Let us tell how utterly holy this day is and how awe-inspiring… The great shofar is sounded . . . a gentle whisper is heard… On Rosh Hashana their destiny is inscribed and on Yom Kippur it is sealed.
These words were considered to be among the most powerful prayers of the High Holidays. David read each word as if for the first time. As he prayed, he recalled the holidays of a better time, when all the congregants in the synagogue had stood erect while chanting these holy words.
Who shall live and who shall die… Who shall come to a timely end, and who to an untimely end…who shall perish by fire and who by water…who by hunger and who by thirst…

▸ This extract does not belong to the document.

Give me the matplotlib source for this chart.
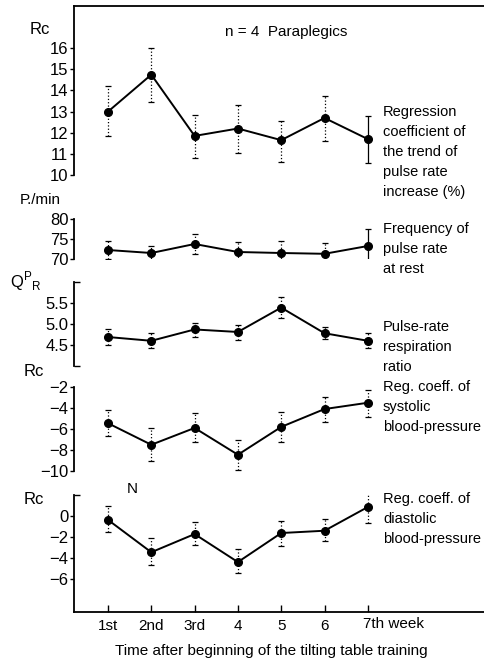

For David, these words were real. At his tender age, he had already witnessed "untimely" deaths, had already experienced the ravages of hunger and thirst. So many of the people he knew and loved had "perished by fire" (the furnaces) and "water" (the showers that spurted gas instead)
David knew it was the fall season. He knew the holidays were around this time; he had wanted to observe them in some meaningful way. He was too young to know the prayers by heart but yet he wanted to access the prayers that would lift him up from his dismal surroundings and propel him to a higher plane. Now these same prayers had miraculously appeared in his hands, and David knew without a shadow of a doubt that his question about whether it was, in fact, the High Holidays had been answered. He knew that this was his personal miracle.
David raised the torn, violated, sacred pages of the machzor before him, and with his pure sweet voice he prayed on.
Postscript: David is now 87 years old and lives in Toronto. Though his life's path has taken him on a circuitous journey and he's had his share of trials and tribulations, he still reflects back on that day in Poland a long time ago when those powerful words appeared and brought solace and deep comfort to his aching soul. They still do today.